● **Aim**
Give only the number of lines that contain the word "source".

● **Records supplied**
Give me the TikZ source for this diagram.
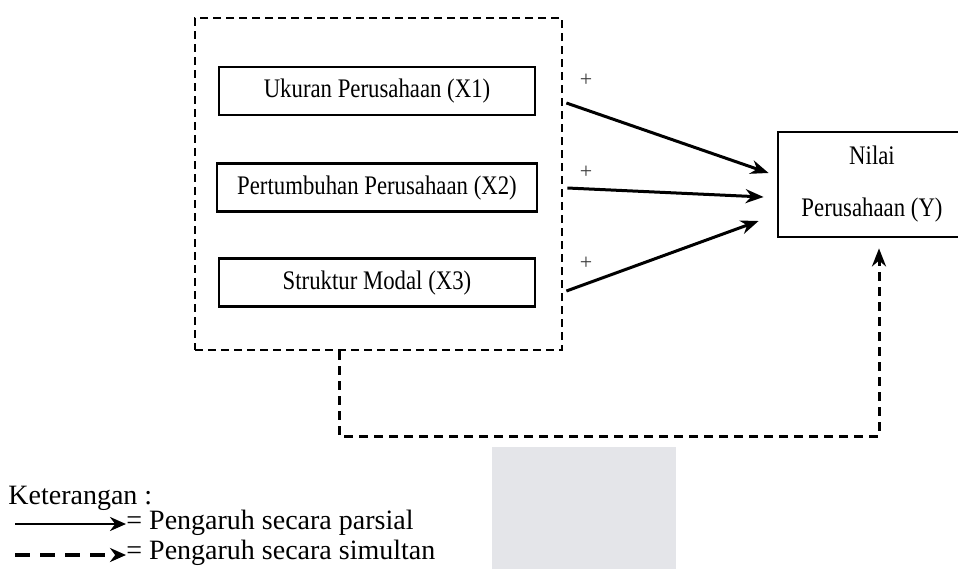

---

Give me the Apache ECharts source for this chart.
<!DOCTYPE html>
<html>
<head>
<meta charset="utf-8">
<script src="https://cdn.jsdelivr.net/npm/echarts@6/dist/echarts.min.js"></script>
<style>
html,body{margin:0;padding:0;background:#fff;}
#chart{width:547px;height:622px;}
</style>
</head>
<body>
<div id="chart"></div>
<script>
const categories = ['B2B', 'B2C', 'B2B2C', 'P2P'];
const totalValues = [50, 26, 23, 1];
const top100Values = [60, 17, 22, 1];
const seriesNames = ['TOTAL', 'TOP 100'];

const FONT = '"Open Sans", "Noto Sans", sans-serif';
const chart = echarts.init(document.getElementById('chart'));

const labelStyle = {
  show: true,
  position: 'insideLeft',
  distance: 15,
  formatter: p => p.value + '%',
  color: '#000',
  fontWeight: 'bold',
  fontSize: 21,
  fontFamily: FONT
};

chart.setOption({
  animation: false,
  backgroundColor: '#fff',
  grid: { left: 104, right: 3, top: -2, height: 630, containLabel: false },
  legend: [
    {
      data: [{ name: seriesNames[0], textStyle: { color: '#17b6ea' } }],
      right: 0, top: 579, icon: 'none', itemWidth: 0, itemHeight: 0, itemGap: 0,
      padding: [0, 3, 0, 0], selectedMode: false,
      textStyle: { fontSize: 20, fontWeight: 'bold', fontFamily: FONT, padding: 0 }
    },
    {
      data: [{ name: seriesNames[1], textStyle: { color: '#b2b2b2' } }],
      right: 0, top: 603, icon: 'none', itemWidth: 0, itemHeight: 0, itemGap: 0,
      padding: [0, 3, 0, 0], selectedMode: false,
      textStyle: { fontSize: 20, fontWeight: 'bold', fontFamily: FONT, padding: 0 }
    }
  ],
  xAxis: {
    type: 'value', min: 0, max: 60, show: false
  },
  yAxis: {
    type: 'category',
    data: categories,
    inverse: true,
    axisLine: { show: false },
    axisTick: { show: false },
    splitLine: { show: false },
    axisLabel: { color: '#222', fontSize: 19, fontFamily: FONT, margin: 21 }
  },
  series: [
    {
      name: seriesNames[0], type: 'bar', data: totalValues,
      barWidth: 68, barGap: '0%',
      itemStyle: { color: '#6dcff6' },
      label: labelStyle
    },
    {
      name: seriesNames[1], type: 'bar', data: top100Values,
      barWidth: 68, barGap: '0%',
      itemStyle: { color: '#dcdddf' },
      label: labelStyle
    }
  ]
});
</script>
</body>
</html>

● **Problem solution**
2